I will end this question with a quote from Henri Cartier Bresson:
“The history of the image involves the joint functioning of the brain, eyes and heart. Sometimes a single event can be so saturated by itself … it is necessary to carefully go around it to find a solution that makes it … Sometimes you suddenly take a picture for a second, and sometimes it takes hours and days. But there is no standard plan, no model starting work. And your brain and eyes, and the heart must be observant; and your body needs the flexibility to respond … It is important to avoid the endless clicking of the shutter and the endless piles of documentation that are cluttering up memory and violates the accuracy of reporting in general. ”
– Where is your photography going? What projects would you like to accomplish?
In my most recent series, INHABITED DESERTS (one can see the images on my Instagram) I worked in deserts around the world. There are no people. None. I needed to get away from the label ‘Street Photographer’ and also remove myself from urban settings. I travelled 18,000km and worked in deserts around the world for almost three years.
That is done. And I, as an artist, don’t wish to repeat myself or stay in familiar territory. Some can do that. And they are satisfied and successful. I sometimes envy them. But it is not for me. I need to do something that is radically different.
So my next project will be to explore men and women again, in natural settings, naked.

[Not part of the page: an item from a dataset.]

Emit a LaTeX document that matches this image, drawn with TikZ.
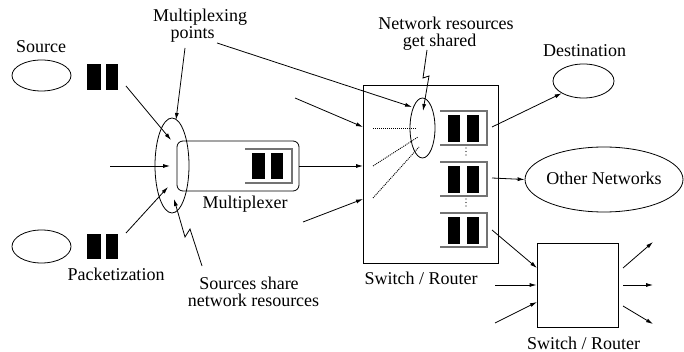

You ask what I wish to accomplish: I want to — I need to — put myself creatively in ‘danger’ again. I aim to challenge myself to take photographs that place me, the artist, in an uncertain territory — where I don’t know what is going to happen, if I will succeed or not, and what or how I will actually photograph.
I have the subject and the locations and when I commence the work, I will apply all I discussed above.